Está em tramitação na Assembleia Legislativa do Estado de Mato Grosso uma proposta legislativa, Projeto de Lei no. 561/2022, de autoria da Comissão de Meio Ambiente, Recursos Hídricos e Recursos Minerais, que pretende fazer alterações na Lei no. 8.830/2008, a qual “estabelece a Política Estadual de Gestão e Proteção da Bacia do Alto Paraguai no Estado de Mato Grosso, definindo seus princípios e atribuições do poder público para manutenção da sustentabilidade ambiental, econômica e social”, conhecida como “Lei do Pantanal”.

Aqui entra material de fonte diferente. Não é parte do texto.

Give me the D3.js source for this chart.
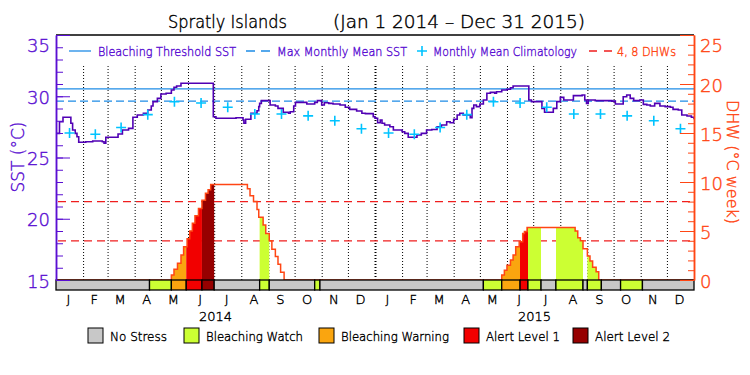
<!DOCTYPE html>
<html>
<head>
<meta charset="utf-8">
<script src="https://cdnjs.cloudflare.com/ajax/libs/d3/7.8.5/d3.min.js"></script>
<style>
  body { margin: 0; background: #fff; }
  svg { display: block; font-family: "DejaVu Sans", sans-serif; font-weight: 200; }
  svg text { font-weight: 200; stroke-width: 0.4px; }
</style>
</head>
<body>
<svg id="chart" width="750" height="375"></svg>
<script>
// ---- data ----
const monthLabels = ['J', 'F', 'M', 'A', 'M', 'J', 'J', 'A', 'S', 'O', 'N', 'D'];
const yearLabels = ['2014', '2015'];

// monthly mean climatology (°C), Jan..Dec
const climatology = [27.0, 26.9, 27.45, 28.5, 29.55, 29.45, 29.1, 28.55, 28.55, 28.4, 28.0, 27.35];
const maxMonthlyMean = 29.6;
const bleachingThreshold = 30.6;
const dhwLevels = [4, 8];

// SST, day number counted from Jan 1 2014
const sstDay = [0, 4, 8, 17, 19, 22, 24, 26, 34, 42, 53, 55, 57, 71, 76, 83, 88, 93, 100, 105,
  109, 111, 116, 120, 126, 132, 135, 138, 143, 180, 183, 206, 214, 215, 217, 223, 230, 232, 233, 235,
  245, 251, 254, 260, 266, 268, 272, 274, 287, 296, 299, 304, 307, 312, 317, 325, 331, 336, 344, 350,
  354, 363, 365, 368, 371, 373, 376, 382, 386, 396, 399, 403, 413, 418, 424, 430, 436, 441, 447, 451,
  455, 459, 462, 466, 474, 476, 478, 481, 485, 489, 493, 497, 502, 504, 510, 516, 520, 523, 541, 544,
  556, 559, 569, 573, 577, 581, 592, 602, 605, 607, 609, 617, 636, 640, 649, 653, 657, 661, 668, 672,
  676, 680, 685, 691, 697, 703, 706, 712, 716, 722, 727, 730];
const sstValue = [26.97, 27.92, 28.28, 27.79, 27.24, 26.97, 26.7, 26.24, 26.29, 26.35, 26.29, 26.16, 26.65, 26.92, 27.24, 27.38, 28.28, 28.47, 28.61, 28.88,
  29.2, 29.56, 29.83, 30.18, 30.24, 30.51, 30.73, 30.84, 31.06, 28.33, 28.2, 28.25, 28.06, 27.79, 28.12, 28.61, 28.82, 29.15, 29.42, 29.64,
  29.29, 29.2, 29.01, 28.69, 28.61, 28.74, 29.2, 29.5, 29.37, 29.5, 29.64, 29.29, 29.47, 29.42, 29.37, 29.29, 29.1, 28.93, 28.8, 28.61,
  28.58, 28.33, 28.2, 27.84, 28.06, 27.79, 27.65, 27.51, 27.24, 27.1, 26.97, 26.65, 26.84, 26.97, 27.24, 27.29, 27.51, 27.65, 27.92, 27.84,
  28.12, 28.47, 28.61, 28.47, 28.25, 29.01, 29.29, 29.15, 29.37, 29.69, 30.24, 30.32, 30.24, 30.37, 30.51, 30.57, 30.7, 30.84, 29.69, 29.56,
  29.01, 28.69, 29.01, 29.56, 29.91, 29.69, 30.05, 30.1, 29.69, 29.42, 29.69, 29.64, 29.6, 29.37, 29.96, 30.1, 29.83, 29.64, 29.69, 29.34,
  29.29, 29.2, 29.42, 29.2, 29.15, 29.1, 28.93, 28.88, 28.47, 28.39, 28.28, 28.12];

// degree heating weeks
const dhwDay = [0, 132, 135, 139, 143, 146, 150, 153, 156, 159, 163, 167, 171, 174, 177, 219, 222, 226, 230, 232,
  237, 240, 244, 247, 251, 254, 257, 261, 510, 513, 516, 520, 523, 526, 530, 534, 536, 539, 594, 597,
  600, 603, 608, 611, 614, 618, 621, 730];
const dhwValue = [0, 0.5, 1.1, 1.7, 2.55, 3.4, 4.2, 5.0, 5.8, 6.55, 7.3, 8.15, 8.85, 9.2, 9.75, 9.3, 8.6, 8.0, 7.2, 6.4,
  5.6, 4.75, 4.0, 3.15, 2.4, 1.6, 0.8, 0, 0.5, 1.0, 1.5, 2.05, 2.55, 3.4, 3.9, 4.75, 4.95, 5.35, 5.0, 4.3,
  4.0, 3.2, 2.45, 1.95, 1.3, 0.85, 0, 0];

// stress level periods (start day, level 0..4)
const stressDay = [0, 107, 132, 149, 167, 181, 233, 244, 296, 302, 489, 510, 531, 540, 555, 572, 603, 608, 624, 646, 671];
const stressLevel = [0, 1, 2, 3, 4, 0, 1, 0, 1, 0, 1, 2, 3, 1, 0, 1, 0, 1, 0, 1, 0];
const stressNames = ['No Stress', 'Bleaching Watch', 'Bleaching Warning', 'Alert Level 1', 'Alert Level 2'];

// ---- styles ----
const stressColors = ['#c8c8c8', '#ccff33', '#faa50f', '#f20000', '#960000'];
const purple = '#5a0fd2';
const sstColor = '#5000b4';
const blue = '#1e8ce6';
const cyan = '#00c3ff';
const orange = '#ff4614';
const dhwRed = '#f01e1e';

const margin = { top: 35, bottom: 95, left: 56, right: 56 };
const W = 750, H = 375;
const svg = d3.select('#chart');

const t0 = Date.UTC(2014, 0, 1);
const dayDate = (d) => new Date(t0 + d * 864e5);

const x = d3.scaleUtc()
  .domain([new Date(t0), new Date(Date.UTC(2016, 0, 1))])
  .range([margin.left, W - margin.right]);
const ySst = d3.scaleLinear().domain([15, 35]).range([H - margin.bottom, margin.top]);
const yDhw = d3.scaleLinear().domain([0, 25]).range([H - margin.bottom, margin.top]);
const y0 = H - margin.bottom;
const barH = 10;

// top frame line
svg.append('line')
  .attr('x1', margin.left).attr('x2', W - margin.right)
  .attr('y1', margin.top).attr('y2', margin.top)
  .attr('stroke', '#000').attr('stroke-width', 1.5);

// dotted month grid
const monthStarts = d3.utcMonth.range(dayDate(1), new Date(Date.UTC(2016, 0, 1)));
svg.append('g').selectAll('line')
  .data(monthStarts)
  .join('line')
  .attr('x1', (d) => x(d) + 0.5).attr('x2', (d) => x(d) + 0.5)
  .attr('y1', 66).attr('y2', y0)
  .attr('stroke', '#000')
  .attr('stroke-width', (d) => (d.getUTCMonth() === 0 ? 2 : 1))
  .attr('stroke-dasharray', '1,2');

// DHW reference lines
svg.append('g').selectAll('line')
  .data(dhwLevels)
  .join('line')
  .attr('x1', margin.left + 2).attr('x2', W - margin.right)
  .attr('y1', (d) => yDhw(d)).attr('y2', (d) => yDhw(d))
  .attr('stroke', dhwRed).attr('stroke-width', 1.3)
  .attr('stroke-dasharray', '8,5');

// MMM and threshold
svg.append('line')
  .attr('x1', margin.left).attr('x2', W - margin.right)
  .attr('y1', ySst(maxMonthlyMean)).attr('y2', ySst(maxMonthlyMean))
  .attr('stroke', blue).attr('stroke-width', 1.3).attr('stroke-dasharray', '8,4');
svg.append('line')
  .attr('x1', margin.left).attr('x2', W - margin.right)
  .attr('y1', ySst(bleachingThreshold)).attr('y2', ySst(bleachingThreshold))
  .attr('stroke', blue).attr('stroke-width', 1.3);

// stress periods
const segments = stressDay.map((d, i) => ({
  start: d,
  end: i < stressDay.length - 1 ? stressDay[i + 1] : 730,
  level: stressLevel[i],
}));

const dhwData = dhwDay.map((d, i) => ({ date: dayDate(d), v: dhwValue[i] }));
const dhwArea = d3.area()
  .curve(d3.curveStepAfter)
  .x((d) => x(d.date))
  .y0(y0)
  .y1((d) => yDhw(d.v));

const defs = svg.append('defs');
segments.forEach((s, i) => {
  if (s.level === 0) return;
  defs.append('clipPath').attr('id', 'seg' + i)
    .append('rect')
    .attr('x', x(dayDate(s.start))).attr('y', 0)
    .attr('width', x(dayDate(s.end)) - x(dayDate(s.start))).attr('height', H);
  svg.append('path')
    .datum(dhwData)
    .attr('clip-path', `url(#seg${i})`)
    .attr('d', dhwArea)
    .attr('fill', stressColors[s.level]);
});

// DHW outline
svg.append('path')
  .datum(dhwData)
  .attr('d', d3.line().curve(d3.curveStepAfter).x((d) => x(d.date)).y((d) => yDhw(d.v)))
  .attr('fill', 'none')
  .attr('stroke', orange)
  .attr('stroke-width', 1.5);

// SST line
const sstData = sstDay.map((d, i) => ({ date: dayDate(d), v: sstValue[i] }));
svg.append('path')
  .datum(sstData)
  .attr('d', d3.line().curve(d3.curveStepAfter).x((d) => x(d.date)).y((d) => ySst(d.v)))
  .attr('fill', 'none')
  .attr('stroke', sstColor)
  .attr('stroke-width', 1.6);

// climatology crosses, both years
const climData = [];
[2014, 2015].forEach((yr) => {
  climatology.forEach((v, m) => {
    const a = new Date(Date.UTC(yr, m, 1));
    const b = new Date(Date.UTC(yr, m + 1, 1));
    climData.push({ xm: (x(a) + x(b)) / 2, v });
  });
});
svg.append('g').selectAll('path')
  .data(climData)
  .join('path')
  .attr('transform', (d) => `translate(${d.xm},${ySst(d.v)})`)
  .attr('d', 'M-5,0H5M0,-5V5')
  .attr('stroke', cyan)
  .attr('stroke-width', 1.6);

// stress bar
svg.append('g').selectAll('rect')
  .data(segments)
  .join('rect')
  .attr('x', (d) => x(dayDate(d.start)))
  .attr('width', (d) => x(dayDate(d.end)) - x(dayDate(d.start)))
  .attr('y', y0).attr('height', barH)
  .attr('fill', (d) => stressColors[d.level])
  .attr('stroke', '#000').attr('stroke-width', 1.3);

// left axis
const gLeft = svg.append('g').attr('transform', `translate(${margin.left},0)`).attr('color', purple);
gLeft.call(d3.axisLeft(ySst).tickValues(d3.range(15, 36)).tickSize(-7).tickSizeOuter(0).tickFormat(''));
gLeft.append('g').call(d3.axisLeft(ySst).tickValues([15, 20, 25, 30, 35]).tickSize(-14).tickSizeOuter(0).tickPadding(6));
gLeft.selectAll('path.domain').attr('stroke-width', 1.5);
gLeft.selectAll('text')
  .attr('font-family', '"DejaVu Sans", sans-serif')
  .attr('font-size', 18)
  .attr('stroke', purple)
  .attr('dy', (d) => (d === 35 ? '0.9em' : '0.4em'));

// right axis
const gRight = svg.append('g').attr('transform', `translate(${W - margin.right},0)`).attr('color', orange);
gRight.call(d3.axisRight(yDhw).tickValues(d3.range(0, 26)).tickSize(-6).tickSizeOuter(0).tickFormat(''));
gRight.append('g').call(d3.axisRight(yDhw).tickValues([0, 5, 10, 15, 20, 25]).tickSize(-14).tickSizeOuter(0).tickPadding(6));
gRight.selectAll('path.domain').attr('stroke-width', 1.5);
gRight.selectAll('text')
  .attr('font-family', '"DejaVu Sans", sans-serif')
  .attr('font-size', 18)
  .attr('stroke', orange)
  .attr('dy', (d) => (d === 25 ? '0.9em' : '0.4em'));

// axis titles
svg.append('text')
  .attr('transform', 'translate(24,157) rotate(-90)')
  .attr('text-anchor', 'middle')
  .attr('fill', purple).attr('stroke', purple).attr('font-size', 17)
  .text('SST (°C)');
svg.append('text')
  .attr('transform', 'translate(727,162) rotate(90)')
  .attr('text-anchor', 'middle')
  .attr('fill', orange).attr('stroke', orange).attr('font-size', 16)
  .text('DHW (°C week)');

// title
svg.append('text').attr('x', 168).attr('y', 28).attr('font-size', 17).attr('stroke', '#000')
  .attr('textLength', 119).attr('lengthAdjust', 'spacingAndGlyphs')
  .text('Spratly Islands');
svg.append('text').attr('x', 333).attr('y', 28).attr('font-size', 17).attr('stroke', '#000')
  .attr('textLength', 252).attr('lengthAdjust', 'spacingAndGlyphs')
  .text('(Jan 1 2014 – Dec 31 2015)');

// month and year labels
const monthCenters = [];
[2014, 2015].forEach((yr) => {
  monthLabels.forEach((lab, m) => {
    const a = new Date(Date.UTC(yr, m, 1));
    const b = new Date(Date.UTC(yr, m + 1, 1));
    monthCenters.push({ lab, xm: (x(a) + x(b)) / 2 });
  });
});
svg.append('g').attr('stroke', '#000').selectAll('text')
  .data(monthCenters)
  .join('text')
  .attr('x', (d) => d.xm - 1).attr('y', 304)
  .attr('text-anchor', 'middle').attr('font-size', 13)
  .text((d) => d.lab);
svg.append('g').attr('stroke', '#000').selectAll('text')
  .data(yearLabels)
  .join('text')
  .attr('x', (d) => (x(new Date(Date.UTC(+d, 0, 1))) + x(new Date(Date.UTC(+d + 1, 0, 1)))) / 2)
  .attr('y', 321)
  .attr('text-anchor', 'middle').attr('font-size', 13)
  .text((d) => d);

// top legend
const lgY = 51;
const gLeg = svg.append('g').attr('font-size', 12.5);
gLeg.append('line').attr('x1', 69).attr('x2', 91).attr('y1', lgY).attr('y2', lgY)
  .attr('stroke', blue).attr('stroke-width', 1.3);
gLeg.append('text').attr('x', 98).attr('y', lgY + 4.5).attr('fill', purple).attr('stroke', purple)
  .attr('textLength', 138).attr('lengthAdjust', 'spacingAndGlyphs').text('Bleaching Threshold SST');
gLeg.append('line').attr('x1', 246).attr('x2', 270).attr('y1', lgY).attr('y2', lgY)
  .attr('stroke', blue).attr('stroke-width', 1.3).attr('stroke-dasharray', '9,6');
gLeg.append('text').attr('x', 277).attr('y', lgY + 4.5).attr('fill', purple).attr('stroke', purple)
  .attr('textLength', 130).attr('lengthAdjust', 'spacingAndGlyphs').text('Max Monthly Mean SST');
gLeg.append('path').attr('transform', `translate(422,${lgY})`).attr('d', 'M-5,0H5M0,-5V5')
  .attr('stroke', cyan).attr('stroke-width', 1.6);
gLeg.append('text').attr('x', 433).attr('y', lgY + 4.5).attr('fill', purple).attr('stroke', purple)
  .attr('textLength', 144).attr('lengthAdjust', 'spacingAndGlyphs').text('Monthly Mean Climatology');
gLeg.append('line').attr('x1', 589).attr('x2', 612).attr('y1', lgY).attr('y2', lgY)
  .attr('stroke', dhwRed).attr('stroke-width', 1.3).attr('stroke-dasharray', '8,7');
gLeg.append('text').attr('x', 617).attr('y', lgY + 4.5).attr('fill', orange).attr('stroke', orange)
  .attr('textLength', 59).attr('lengthAdjust', 'spacingAndGlyphs').text('4, 8 DHWs');

// bottom legend
const boxX = [88, 184, 319, 464, 573];
const textLen = [57, 97, 108, 74, 75];
const gBot = svg.append('g').attr('font-size', 13);
stressNames.forEach((name, i) => {
  gBot.append('rect').attr('x', boxX[i]).attr('y', 328).attr('width', 15).attr('height', 15)
    .attr('fill', stressColors[i]).attr('stroke', '#000').attr('stroke-width', 1);
  gBot.append('text').attr('x', boxX[i] + 22).attr('y', 340.5).attr('stroke', '#000')
    .attr('textLength', textLen[i]).attr('lengthAdjust', 'spacingAndGlyphs').text(name);
});
</script>
</body>
</html>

De início cumpre rememorar que a Lei no. 8.830/2008 tem como fundamento o exposto no Art. 225, § 4°, da Constituição Federal, que entabula a necessidade de uma lei que regulamente o uso e assegure a preservação do meio ambiente, inclusive quanto ao uso dos recursos naturais de várias fitofisionomias florestais brasileiras, dentre elas, o Pantanal mato-grossense.
Assim, o escopo macro da Lei no. 8.830/2008 é justamente dispor sobre a Política Estadual de Gestão e Proteção à Bacia do Alto Paraguai, no Estado de Mato Grosso, definindo seus princípios e atribuições do poder público para manutenção da sustentabilidade ambiental, econômica e social.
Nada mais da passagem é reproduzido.